Yes and this also calls into question Epicor’s assertion that individual businesses “can’t afford anough gpu” to run the AI that they feel “everyone” needs to run, and that is why its ok for them to force everyone into Epicor’s cloud where said resources are provisioned by Epicor.
Looking at the price difference between on prem and what they want for cloud I can safely say I can spin up an AI node with a few RTX 6000’s that would make a few people weep and still have a good chunk of change.
Ultimately, we are using AI for more of our business that just the ERP system. I dont need my ERP system to do AI I need my AI system to do it. Epicor’s track record with BI hasn’t been the smoothest and AI being good at basically writing itself it has the potential to marginalise what’s in the ERP.
It is just a matter of time before you can run AI on a single GPU. Both Google, and DeepSeek are fine tuning the algorithms.

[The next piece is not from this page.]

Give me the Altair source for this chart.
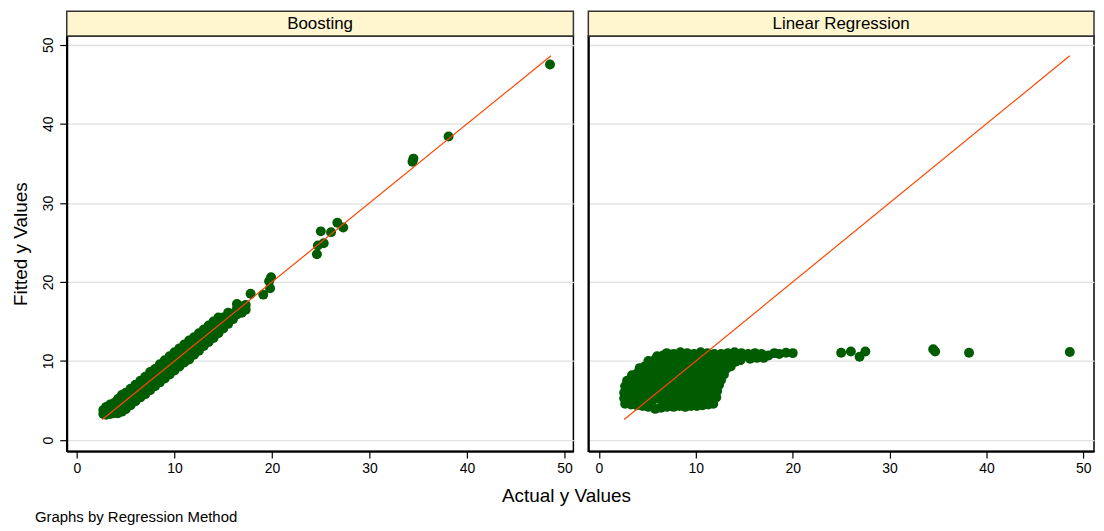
import altair as alt
import pandas as pd

# ---------------- data ----------------
panel_titles = ["Boosting", "Linear Regression"]
x_title = ["Actual y Values"]
y_title = "Fitted y Values"
note = ["Graphs by Regression Method"]
tick_values = [0, 10, 20, 30, 40, 50]

# 45-degree reference line (min to max of actual y)
line_actual = [2.6, 48.6]
line_fitted = [2.6, 48.6]

# Boosting: (actual, fitted)
boost_band = [
    (2.7, 3.3), (2.7, 3.8),
    (3.0, 3.2), (3.0, 3.7), (3.0, 4.2),
    (3.4, 3.3), (3.4, 3.9), (3.4, 4.5),
    (3.8, 3.4), (3.8, 4.0), (3.8, 4.7),
    (4.2, 3.4), (4.2, 4.0), (4.2, 4.6), (4.2, 5.2),
    (4.6, 3.6), (4.6, 4.3), (4.6, 5.0), (4.6, 5.7),
    (5.0, 3.9), (5.0, 4.7), (5.0, 5.4), (5.0, 6.0),
    (5.5, 4.4), (5.5, 5.1), (5.5, 5.8), (5.5, 6.5),
    (6.0, 4.9), (6.0, 5.6), (6.0, 6.3), (6.0, 7.0),
    (6.5, 5.4), (6.5, 6.1), (6.5, 6.8), (6.5, 7.5),
    (7.0, 5.8), (7.0, 6.6), (7.0, 7.3), (7.0, 8.0),
    (7.5, 6.3), (7.5, 7.0), (7.5, 7.8), (7.5, 8.6),
    (8.0, 6.8), (8.0, 7.5), (8.0, 8.3), (8.0, 9.0),
    (8.5, 7.3), (8.5, 8.0), (8.5, 8.8), (8.5, 9.6),
    (9.0, 7.8), (9.0, 8.5), (9.0, 9.3), (9.0, 10.1),
    (9.5, 8.3), (9.5, 9.0), (9.5, 9.8), (9.5, 10.6),
    (10.0, 8.8), (10.0, 9.5), (10.0, 10.3), (10.0, 11.1),
    (10.5, 9.3), (10.5, 10.0), (10.5, 10.8), (10.5, 11.6),
    (11.0, 9.8), (11.0, 10.5), (11.0, 11.3), (11.0, 12.1),
    (11.5, 10.2), (11.5, 11.0), (11.5, 11.8), (11.5, 12.6),
    (12.0, 10.8), (12.0, 11.5), (12.0, 12.3), (12.0, 13.0),
    (12.5, 11.3), (12.5, 12.0), (12.5, 12.8), (12.5, 13.5),
    (13.0, 11.9), (13.0, 12.6), (13.0, 13.3), (13.0, 14.0),
    (13.5, 12.4), (13.5, 13.1), (13.5, 13.8), (13.5, 14.5),
    (14.0, 12.9), (14.0, 13.6), (14.0, 14.3), (14.0, 15.0),
    (14.5, 13.5), (14.5, 14.2), (14.5, 14.9), (14.5, 15.5),
    (15.0, 14.1), (15.0, 14.8), (15.0, 15.5),
    (15.5, 14.7), (15.5, 15.4), (15.5, 16.1),
    (16.0, 15.3), (16.0, 16.0),
    (16.4, 15.9), (16.4, 16.6), (16.4, 17.2),
    (16.9, 16.1), (16.9, 16.9),
    (17.3, 16.5), (17.3, 17.1),
]
boost_outliers = [
    (17.8, 18.5), (19.1, 18.4), (19.7, 20.1), (19.9, 20.6), (19.8, 19.2),
    (24.6, 23.5), (24.7, 24.6), (25.3, 24.9), (25.0, 26.4), (26.05, 26.3),
    (26.7, 27.5), (27.3, 26.9), (34.4, 35.2), (34.5, 35.6), (38.1, 38.4),
    (48.5, 47.5),
]

# Linear regression: (actual, fitted)
lr_cloud = [
    (2.7, 4.6), (3.3, 4.5), (3.9, 4.4), (4.5, 4.3), (5.1, 4.2), (5.8, 3.95), (6.4, 4.1),
    (7.0, 4.2), (7.7, 4.2), (8.3, 4.3), (8.9, 4.2), (9.5, 4.3), (10.1, 4.3), (10.7, 4.4),
    (11.3, 4.5), (11.8, 4.6),
    (2.6, 5.3), (3.2, 5.2), (3.8, 5.1), (4.4, 5.2), (5.0, 5.0), (5.6, 5.1), (6.2, 5.2),
    (6.8, 5.0), (7.4, 5.1), (8.0, 5.2), (8.6, 5.1), (9.2, 5.0), (9.8, 5.2), (10.4, 5.1),
    (11.0, 5.2), (11.6, 5.0), (12.1, 5.4),
    (2.6, 6.0), (3.2, 6.1), (3.8, 5.9), (4.4, 6.0), (5.0, 6.1), (5.6, 5.9), (6.2, 6.0),
    (6.8, 6.1), (7.4, 5.9), (8.0, 6.0), (8.6, 6.1), (9.2, 5.9), (9.8, 6.0), (10.4, 6.1),
    (11.0, 5.9), (11.6, 6.0), (12.2, 6.2),
    (2.7, 6.8), (3.3, 6.7), (3.9, 6.9), (4.5, 6.8), (5.1, 6.7), (5.7, 6.9), (6.3, 6.8),
    (6.9, 6.7), (7.5, 6.9), (8.1, 6.8), (8.7, 6.7), (9.3, 6.9), (9.9, 6.8), (10.5, 6.7),
    (11.1, 6.9), (11.7, 6.8), (12.4, 7.0),
    (2.9, 7.5), (3.4, 7.7), (4.0, 7.6), (4.6, 7.5), (5.2, 7.7), (5.8, 7.6), (6.4, 7.5),
    (7.0, 7.7), (7.6, 7.6), (8.2, 7.5), (8.8, 7.7), (9.4, 7.6), (10.0, 7.5), (10.6, 7.7),
    (11.2, 7.6), (11.8, 7.5), (12.6, 7.6),
    (3.4, 8.2), (3.9, 8.4), (4.5, 8.3), (5.1, 8.5), (5.7, 8.4), (6.3, 8.3), (6.9, 8.5),
    (7.5, 8.4), (8.1, 8.3), (8.7, 8.5), (9.3, 8.4), (9.9, 8.3), (10.5, 8.5), (11.1, 8.4),
    (11.7, 8.3), (12.3, 8.5), (12.9, 8.3),
    (4.2, 9.1), (4.7, 9.3), (5.3, 9.2), (5.9, 9.1), (6.5, 9.3), (7.1, 9.2), (7.7, 9.1),
    (8.3, 9.3), (8.9, 9.2), (9.5, 9.1), (10.1, 9.3), (10.7, 9.2), (11.3, 9.1), (11.9, 9.3),
    (12.5, 9.2), (13.1, 9.0), (13.6, 9.3),
    (5.1, 10.0), (5.7, 10.1), (6.3, 9.9), (6.9, 10.0), (7.5, 10.1), (8.1, 9.9), (8.7, 10.0),
    (9.3, 10.1), (9.9, 9.9), (10.5, 10.0), (11.1, 10.1), (11.7, 9.9), (12.3, 10.0),
    (12.9, 10.1), (13.5, 9.9), (14.1, 9.9), (14.6, 10.1),
    (6.0, 10.6), (6.6, 10.7), (7.2, 10.5), (7.8, 10.6), (8.4, 10.7), (9.0, 10.5), (9.6, 10.6),
    (10.2, 10.7), (10.8, 10.5), (11.4, 10.6), (12.0, 10.7), (12.6, 10.5), (13.2, 10.6),
    (13.8, 10.7), (14.4, 10.5), (15.0, 10.6), (15.6, 10.3), (16.3, 10.4), (17.0, 10.4),
    (7.0, 11.0), (7.7, 10.9), (8.4, 11.1), (9.1, 11.0), (9.8, 10.9), (10.5, 11.1), (11.2, 11.0),
    (11.9, 10.9), (12.6, 10.9), (13.3, 11.0), (14.0, 11.1), (14.7, 11.0), (15.4, 10.9),
    (16.1, 11.0), (16.8, 10.9), (17.5, 10.7), (18.1, 11.0), (18.6, 10.9), (19.3, 11.05),
    (20.0, 11.0),
]
lr_outliers = [
    (25.0, 11.05), (26.0, 11.2), (26.9, 10.55), (27.5, 11.2),
    (34.5, 11.5), (34.7, 11.2), (38.2, 11.05), (48.6, 11.15),
]

# ---------------- styling ----------------
FONT = "Liberation Sans"
GREEN = "#005c00"
ORANGE = "#ff4500"
STRIP_FILL = "#fff6d0"
GRID = "#e0e0e0"
PLOT_H = 417
Y_DOMAIN = [-1.4, 51.1]
STRIP_H = 25


def make_panel(points, title, width, xdom, left):
    pts = pd.DataFrame(points, columns=["a", "f"])
    ln = pd.DataFrame({"a": line_actual, "f": line_fitted})
    xs = alt.Scale(domain=xdom, nice=False, zero=False)
    ys = alt.Scale(domain=Y_DOMAIN, nice=False, zero=False)
    xax = alt.Axis(values=tick_values, title=None, grid=False, tickSize=7,
                   tickColor="black", tickWidth=1.2, domainColor="black",
                   domainWidth=2, labelFont=FONT, labelFontSize=14,
                   labelColor="black", labelPadding=3)
    if left:
        yax = alt.Axis(values=tick_values, title=y_title, grid=True, gridColor=GRID,
                       gridWidth=1.3, tickSize=7, tickColor="black", tickWidth=1.2,
                       domainColor="black", domainWidth=2, labelAngle=270,
                       labelAlign="center", labelBaseline="bottom", labelFont=FONT,
                       labelFontSize=14, labelColor="black", labelPadding=4,
                       titleFont=FONT, titleFontSize=19, titleFontWeight="normal",
                       titleColor="black", titlePadding=11)
    else:
        yax = alt.Axis(values=tick_values, title=None, grid=True, gridColor=GRID,
                       gridWidth=1.3, labels=False, ticks=False,
                       domainColor="black", domainWidth=2)
    X = alt.X("a:Q", scale=xs, axis=xax)
    Y = alt.Y("f:Q", scale=ys, axis=yax)

    dots = alt.Chart(pts).mark_circle(size=100, color=GREEN, opacity=1).encode(x=X, y=Y)
    line = alt.Chart(ln).mark_line(color=ORANGE, strokeWidth=1.2).encode(x=X, y=Y)

    sdf = pd.DataFrame({"t": [title]})
    strip = alt.Chart(sdf).mark_rect(fill=STRIP_FILL, stroke="#333333", strokeWidth=1.5).encode(
        x=alt.value(0), x2=alt.value(width), y=alt.value(-STRIP_H), y2=alt.value(0))
    strip_text = alt.Chart(sdf).mark_text(font=FONT, fontSize=17, color="black",
                                          baseline="middle", align="center").encode(
        x=alt.value(width / 2), y=alt.value(-STRIP_H / 2), text="t:N")
    layers = [dots, line, strip, strip_text]
    if left:
        xt = alt.Chart(pd.DataFrame({"t": x_title})).mark_text(
            font=FONT, fontSize=19, color="black", align="center",
            baseline="alphabetic").encode(x=alt.value(502), y=alt.value(PLOT_H + 51), text="t:N")
        nt = alt.Chart(pd.DataFrame({"t": note})).mark_text(
            font=FONT, fontSize=15, color="black", align="left",
            baseline="alphabetic").encode(x=alt.value(-32), y=alt.value(PLOT_H + 71), text="t:N")
        layers += [xt, nt]
    return alt.layer(*layers).properties(width=width, height=PLOT_H)


left = make_panel(boost_band + boost_outliers, panel_titles[0], 509, [-1.05, 50.9], True)
right = make_panel(lr_cloud + lr_outliers, panel_titles[1], 508, [-1.1, 51.1], False)

chart = alt.hconcat(left, right, spacing=15, bounds="flush").properties(
    padding={"left": 3, "top": 0, "right": 0, "bottom": 0},
    background="white",
).configure_view(stroke="black", strokeWidth=1.5)

chart.save("out.html", embed_options={"renderer": "svg", "actions": False})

Indeed. Compute will stop becoming the problem but a competent solution around AI will be the key. But even then I suspect as they get better they will just sort themselves out. One of my team Vibe codded a Near Miss app that blows most of them out of the water and has embedded AI for health and safety analysis. All hosted on prem (in IIS, he really likes IIS for some reason)
That is what is keeping ERP execs up all night.
Running local AI is possible now. Needs a good gpu (16Gb vram), but definitely in reach.
Look up LM Studio and Ollama for desktop apps that can run local models that are not bad, not as good as the cloud but still showing potential. Things are rapidly evolving as well so give it 12 months and see where we are at.
If you absolutely need to run LLM locally, NVIDIA DGX Spark hardware could do it. Don’t expect miracles though. You might want good controls and some agentic safety layers if you go that route.
Nvidia just announced a consumer level RGX Spark they lack the NIC of the DGX but should be better priced for someone who wants to run local models.
As someone who bought a 128GB M5 Max MacBook Pro then realized that decent Nvidia GPUs are still often more than 5x quicker for a lot of prompts and workflows with a decent quality model loaded at a decent quant (i.e. Qwen3.6-27B @ Q8_K_XL), I would suggest checking for proper long context benchmarks with a decent quantization (i.e. 8bit). While the M5 Max MacBook Pro does well with small MOE (lower quality) models with lower quality quants, the limited memory bandwidth and lack of optimized options really limits its performance with better models and quants.
The best options by far at the moment, in my opinion, are the Nvidia 48GB/72GB RTX PRO 5000 and 96GB RTX PRO 6000 GPUs.
During my testing and workflows so far, my 72GB RTX PRO 5000 is over 4 times faster than my MBP which is fairly similar to the DGX Spark performance wise (similarly memory limited). And the RTX PRO 6000 should be at least 20% faster again for larger context prompts with a decent quality LLM.